It always seems like there’s a world-class soccer tournament simultaneously playing as the the Society for Human Resource Management opens its annual soiree.
Sure enough, the Women’s World Cup is on in France, and SHRM is opening in Las Vegas. And sure enough, Brazil and France were deadlocked 1-1 in overtime as Sunday’s opening session kicked off.
Timing wise that was fine because we should know who wins by the time Johnny C. Taylor Jr. gives the assembled HR faithful the annual CEO’s state of SHRM. Last year in Chicago, Taylor’s inaugural speech at the Sunday general session was a riveting blend of revival meeting and motivational speech about HR’s growing role in the workplace.
So, let’s check the boxes as we watch the first 20 minutes or so until Taylor speaks.
Huge conference space at the Las Vegas Convention Center? Check.
Record attendance? Oh yes … somewhere north of 20,000 people are here.
Glitz and glamour? Check and check. I mean, the opening act was iLuminate, a deft troupe that blends tech and theater. And the upcoming opening keynote was TV and media personality Martha Stewart.
Score still tied 1-1.
Event emcee Melissa Dawn Simkins offered up a plug for the SHRM Foundation and we heard about new initiatives — the SHRM Studio and Convos & Coffee, a clever little lounge with a weirdly intuitive floor that asks questions about such things as ageism and diversity of your workplace.
France goes ahead 2-1. Still 7 minutes left. Yikes.
Simkins introduced SHRM Board of Directors Chairman David Windley.
Pleasant enough speech. Windley noted the 20,000 people in attendance this year, 1,400 of whom belong to the public sector and a large number who practice HR internationally.
Windley also noted how people spend a third of lives at work and that there’s a growing level of trust between employees and their employers.
“People are losing trust in institutions but not in their workplaces,” Windley said. “The employer is most trusted — 75 percent more than NGOs, media and government. Employers are the key relationship in peoples’ lives. So we have a serious responsibility,” Windley added.
France still ahead, 2-1; 2 minutes left. Annnnd, I lose the feed. Noooooo ….. .
Oh well, Taylor will be on shortly.
Windley continues about SHRM’s second chance push for formerly incarcerated people and how advisors are on hand at the conference for HR practitioners who want to learn more about what has been Taylor’s signature initiative. And there was polite applause as Windley mentioned companies signing a pledge to give people a second chance in the workplace.
Match over; France advances. Full attention now as Windley concludes his talk.
“Learn, share, go back and build better workplaces for a better world,” Windley said as the assembled crowd applauds.
Behind him people scramble to set up two chairs and a table for the upcoming chat between Taylor and Martha Stewart.
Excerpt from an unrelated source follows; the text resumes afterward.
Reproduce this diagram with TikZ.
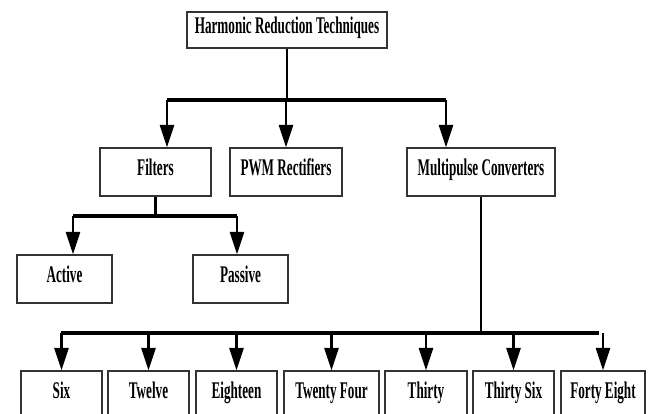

But … out comes Stewart. And Taylor. Big applause.
And my jaw drops. What?!? No Johnny C. Taylor state of SHRM talk? I get a text from a colleague. “No JCT???”
No whipping the crowd into a frenzy over the second chance initiative? No firing up the HR base over building better workplaces?
I mean, the CEO’s talk — whether it was Taylor’s predecessor Hank Jackson or even dating back to Sue Meisinger — occurred Sunday, since it’s the big chance for all SHRM members to hear from their CEO before they begin hitting sessions and the expo hall (not to mention Las Vegas). Instead they get the chairman of the board — and I don’t mean Frank Sinatra.
So, maybe you were happy with Taylor and Stewart kibbutzing for 90 minutes. I thought Stewart was disappointing and all about herself with just a passing mention of her own incarceration. What a great opportunity to forward Taylor’s prime initiative.
Call me a creature of habit. Perhaps if I had read the schedule a bit more closely I would noticed that Taylor is set to give his take on all things HR on Monday morning before keynoter Brene Brown takes the stage.
As one SHRM media person told me, “Johnny likes to mix things up.”
Indeed he does.
So, France moves on to play again. And, it appears, so do the rest of us to hear about SHRM’s current and future state.